> Short exercise: Without the pictures, return exactly the lines from the one with "Write a Python" through the one with "years = list(range(1965, 2012))". Both end lines belong in the copy.

> Available records:
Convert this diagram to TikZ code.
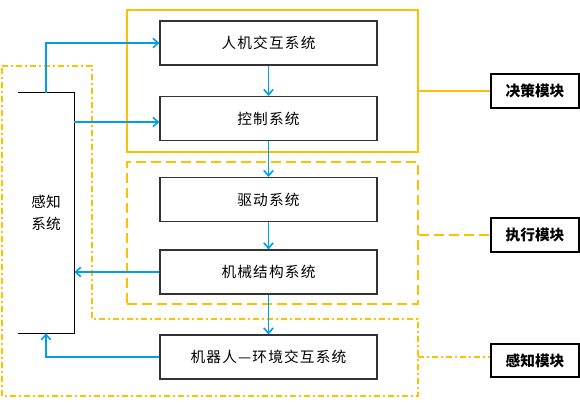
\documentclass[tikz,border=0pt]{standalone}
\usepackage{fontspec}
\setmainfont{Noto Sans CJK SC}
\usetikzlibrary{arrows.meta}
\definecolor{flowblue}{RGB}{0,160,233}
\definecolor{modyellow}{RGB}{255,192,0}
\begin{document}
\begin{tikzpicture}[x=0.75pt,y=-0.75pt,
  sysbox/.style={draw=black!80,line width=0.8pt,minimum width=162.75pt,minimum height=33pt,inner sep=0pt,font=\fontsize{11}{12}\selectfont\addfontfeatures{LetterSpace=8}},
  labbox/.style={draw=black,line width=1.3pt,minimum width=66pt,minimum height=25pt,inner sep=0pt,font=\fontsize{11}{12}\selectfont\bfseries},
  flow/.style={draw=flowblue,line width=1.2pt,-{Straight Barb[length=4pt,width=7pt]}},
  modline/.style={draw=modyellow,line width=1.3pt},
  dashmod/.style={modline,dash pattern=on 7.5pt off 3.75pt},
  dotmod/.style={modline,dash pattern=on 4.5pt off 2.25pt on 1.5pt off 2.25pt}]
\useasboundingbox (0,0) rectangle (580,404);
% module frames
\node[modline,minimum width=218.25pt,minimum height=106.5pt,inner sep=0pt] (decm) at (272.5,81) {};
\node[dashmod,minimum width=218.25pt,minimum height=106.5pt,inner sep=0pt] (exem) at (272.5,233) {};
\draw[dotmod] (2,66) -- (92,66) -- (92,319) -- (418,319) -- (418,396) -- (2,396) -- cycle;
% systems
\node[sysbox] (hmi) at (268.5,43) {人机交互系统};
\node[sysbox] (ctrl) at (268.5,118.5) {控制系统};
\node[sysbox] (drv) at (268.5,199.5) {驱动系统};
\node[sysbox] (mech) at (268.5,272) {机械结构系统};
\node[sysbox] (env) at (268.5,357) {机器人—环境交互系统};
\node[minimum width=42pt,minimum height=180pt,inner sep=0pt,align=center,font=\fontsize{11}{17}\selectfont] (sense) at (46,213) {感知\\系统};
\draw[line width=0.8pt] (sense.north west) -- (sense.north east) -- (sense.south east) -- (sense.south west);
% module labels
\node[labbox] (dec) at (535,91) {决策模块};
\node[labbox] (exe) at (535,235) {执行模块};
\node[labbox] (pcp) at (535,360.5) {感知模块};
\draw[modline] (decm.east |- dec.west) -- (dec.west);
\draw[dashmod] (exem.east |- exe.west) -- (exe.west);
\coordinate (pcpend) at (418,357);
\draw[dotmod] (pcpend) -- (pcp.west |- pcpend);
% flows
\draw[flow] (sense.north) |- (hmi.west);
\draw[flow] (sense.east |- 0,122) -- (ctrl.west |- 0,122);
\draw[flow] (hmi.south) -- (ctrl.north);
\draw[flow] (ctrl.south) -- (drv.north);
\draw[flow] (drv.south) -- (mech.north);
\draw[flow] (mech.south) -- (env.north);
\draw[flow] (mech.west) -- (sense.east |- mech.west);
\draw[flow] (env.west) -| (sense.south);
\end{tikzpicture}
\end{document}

...

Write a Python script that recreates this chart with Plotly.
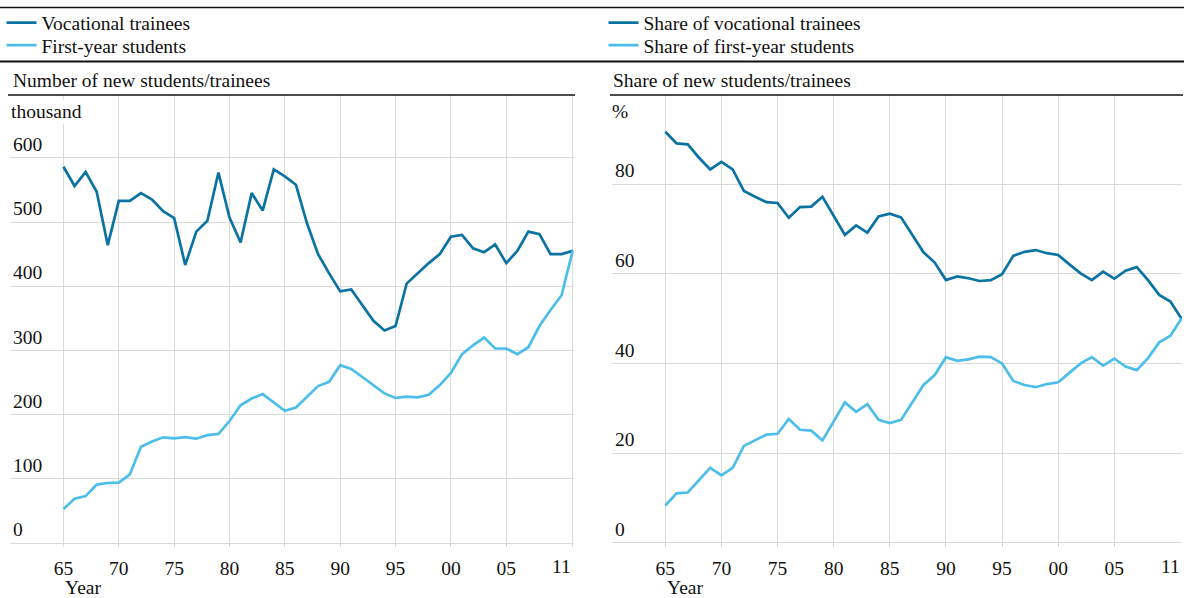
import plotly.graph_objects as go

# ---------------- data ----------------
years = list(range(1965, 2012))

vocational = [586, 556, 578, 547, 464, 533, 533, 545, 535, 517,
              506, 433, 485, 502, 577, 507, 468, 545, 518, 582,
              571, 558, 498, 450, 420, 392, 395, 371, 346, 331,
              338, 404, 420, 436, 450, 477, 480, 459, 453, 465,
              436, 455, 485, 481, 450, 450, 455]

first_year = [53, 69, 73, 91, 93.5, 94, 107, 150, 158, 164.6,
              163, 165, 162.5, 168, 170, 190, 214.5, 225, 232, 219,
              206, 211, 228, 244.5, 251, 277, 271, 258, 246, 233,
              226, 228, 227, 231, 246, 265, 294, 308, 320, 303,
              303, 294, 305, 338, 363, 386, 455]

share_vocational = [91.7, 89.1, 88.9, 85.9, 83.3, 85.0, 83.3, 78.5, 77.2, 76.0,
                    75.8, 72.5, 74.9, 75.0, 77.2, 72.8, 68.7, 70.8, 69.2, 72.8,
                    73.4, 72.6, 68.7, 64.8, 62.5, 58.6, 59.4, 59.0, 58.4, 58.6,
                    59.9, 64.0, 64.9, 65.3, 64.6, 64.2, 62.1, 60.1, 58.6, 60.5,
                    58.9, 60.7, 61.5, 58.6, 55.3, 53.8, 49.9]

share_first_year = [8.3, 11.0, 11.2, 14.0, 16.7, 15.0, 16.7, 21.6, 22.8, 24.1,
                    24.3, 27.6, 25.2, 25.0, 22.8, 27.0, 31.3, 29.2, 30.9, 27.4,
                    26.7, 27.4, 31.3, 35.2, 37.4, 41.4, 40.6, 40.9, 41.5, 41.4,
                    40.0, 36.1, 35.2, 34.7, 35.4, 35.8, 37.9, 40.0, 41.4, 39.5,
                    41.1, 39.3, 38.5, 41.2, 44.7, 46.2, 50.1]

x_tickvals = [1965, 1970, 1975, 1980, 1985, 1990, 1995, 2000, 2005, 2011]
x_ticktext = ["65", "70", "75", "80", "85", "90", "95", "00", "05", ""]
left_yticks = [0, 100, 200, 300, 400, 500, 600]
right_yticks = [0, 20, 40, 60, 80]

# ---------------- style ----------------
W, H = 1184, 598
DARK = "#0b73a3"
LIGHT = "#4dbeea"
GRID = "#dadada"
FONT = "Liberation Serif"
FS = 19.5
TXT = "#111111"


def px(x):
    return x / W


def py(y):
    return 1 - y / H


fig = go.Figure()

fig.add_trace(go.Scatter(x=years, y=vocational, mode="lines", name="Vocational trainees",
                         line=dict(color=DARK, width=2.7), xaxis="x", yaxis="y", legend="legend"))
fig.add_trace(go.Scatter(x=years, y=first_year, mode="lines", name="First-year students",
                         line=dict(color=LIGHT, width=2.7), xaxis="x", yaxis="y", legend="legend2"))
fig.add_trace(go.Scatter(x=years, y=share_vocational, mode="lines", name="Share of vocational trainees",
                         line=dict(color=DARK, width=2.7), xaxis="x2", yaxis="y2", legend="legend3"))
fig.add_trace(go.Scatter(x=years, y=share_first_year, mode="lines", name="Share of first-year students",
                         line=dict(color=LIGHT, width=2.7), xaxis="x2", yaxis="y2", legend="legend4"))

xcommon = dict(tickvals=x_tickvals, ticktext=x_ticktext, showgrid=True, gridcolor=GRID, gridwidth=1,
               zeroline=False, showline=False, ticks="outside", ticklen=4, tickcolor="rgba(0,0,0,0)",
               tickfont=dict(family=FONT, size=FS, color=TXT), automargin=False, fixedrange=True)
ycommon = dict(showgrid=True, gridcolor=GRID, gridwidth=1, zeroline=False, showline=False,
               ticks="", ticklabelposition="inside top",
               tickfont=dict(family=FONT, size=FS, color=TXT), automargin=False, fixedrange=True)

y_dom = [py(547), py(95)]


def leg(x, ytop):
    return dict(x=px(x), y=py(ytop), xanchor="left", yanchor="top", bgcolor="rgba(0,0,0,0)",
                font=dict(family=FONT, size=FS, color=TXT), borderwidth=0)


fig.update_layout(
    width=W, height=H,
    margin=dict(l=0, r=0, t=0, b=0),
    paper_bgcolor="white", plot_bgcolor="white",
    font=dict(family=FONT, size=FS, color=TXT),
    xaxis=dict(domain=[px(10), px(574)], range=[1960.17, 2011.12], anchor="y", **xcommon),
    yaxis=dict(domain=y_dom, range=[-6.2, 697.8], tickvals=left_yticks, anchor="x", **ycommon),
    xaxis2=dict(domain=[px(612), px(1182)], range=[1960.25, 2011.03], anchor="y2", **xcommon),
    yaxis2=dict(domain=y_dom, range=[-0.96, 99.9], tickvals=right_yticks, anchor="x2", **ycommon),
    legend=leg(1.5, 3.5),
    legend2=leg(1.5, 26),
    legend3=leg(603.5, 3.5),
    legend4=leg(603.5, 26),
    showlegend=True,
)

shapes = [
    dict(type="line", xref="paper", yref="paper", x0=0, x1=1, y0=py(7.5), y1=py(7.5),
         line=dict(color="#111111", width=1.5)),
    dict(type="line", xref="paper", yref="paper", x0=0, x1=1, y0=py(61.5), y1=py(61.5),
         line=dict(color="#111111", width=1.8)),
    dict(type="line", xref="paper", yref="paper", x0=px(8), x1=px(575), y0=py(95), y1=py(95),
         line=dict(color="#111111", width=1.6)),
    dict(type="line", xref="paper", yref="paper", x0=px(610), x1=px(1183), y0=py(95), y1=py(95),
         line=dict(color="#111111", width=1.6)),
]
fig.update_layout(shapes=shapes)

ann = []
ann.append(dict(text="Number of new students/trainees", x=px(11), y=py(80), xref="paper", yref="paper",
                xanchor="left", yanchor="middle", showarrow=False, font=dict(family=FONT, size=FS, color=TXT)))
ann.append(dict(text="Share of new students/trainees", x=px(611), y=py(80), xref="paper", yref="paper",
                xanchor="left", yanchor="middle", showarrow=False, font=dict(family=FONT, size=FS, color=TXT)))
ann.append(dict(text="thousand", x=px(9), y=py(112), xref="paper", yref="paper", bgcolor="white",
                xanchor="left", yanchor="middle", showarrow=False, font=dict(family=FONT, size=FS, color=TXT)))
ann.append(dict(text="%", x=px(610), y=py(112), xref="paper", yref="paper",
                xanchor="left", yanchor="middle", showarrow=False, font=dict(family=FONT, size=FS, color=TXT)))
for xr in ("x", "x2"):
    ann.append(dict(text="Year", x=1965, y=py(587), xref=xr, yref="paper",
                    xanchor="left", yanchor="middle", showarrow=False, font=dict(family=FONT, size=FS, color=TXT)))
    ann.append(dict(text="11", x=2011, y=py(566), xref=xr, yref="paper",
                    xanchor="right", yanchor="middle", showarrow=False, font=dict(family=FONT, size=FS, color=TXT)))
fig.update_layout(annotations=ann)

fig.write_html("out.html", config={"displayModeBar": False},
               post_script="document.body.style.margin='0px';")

--

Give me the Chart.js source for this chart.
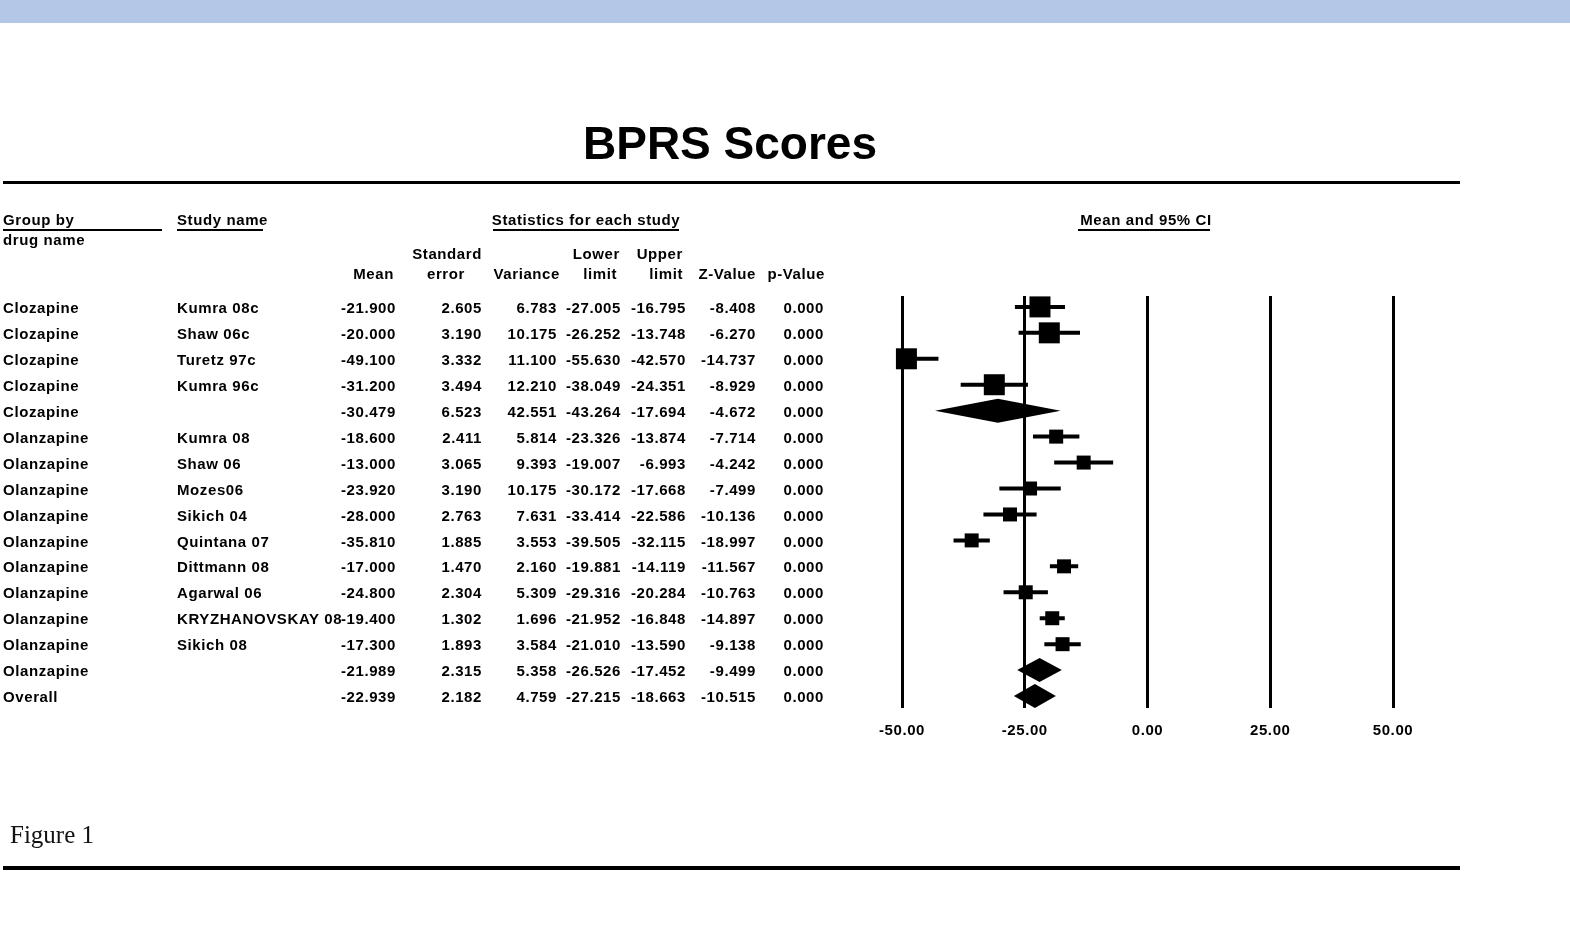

> Complete response:
Write a Python script that recreates this chart with Plotly.
import plotly.graph_objects as go

# ---------------- data ----------------
years = list(range(1965, 2012))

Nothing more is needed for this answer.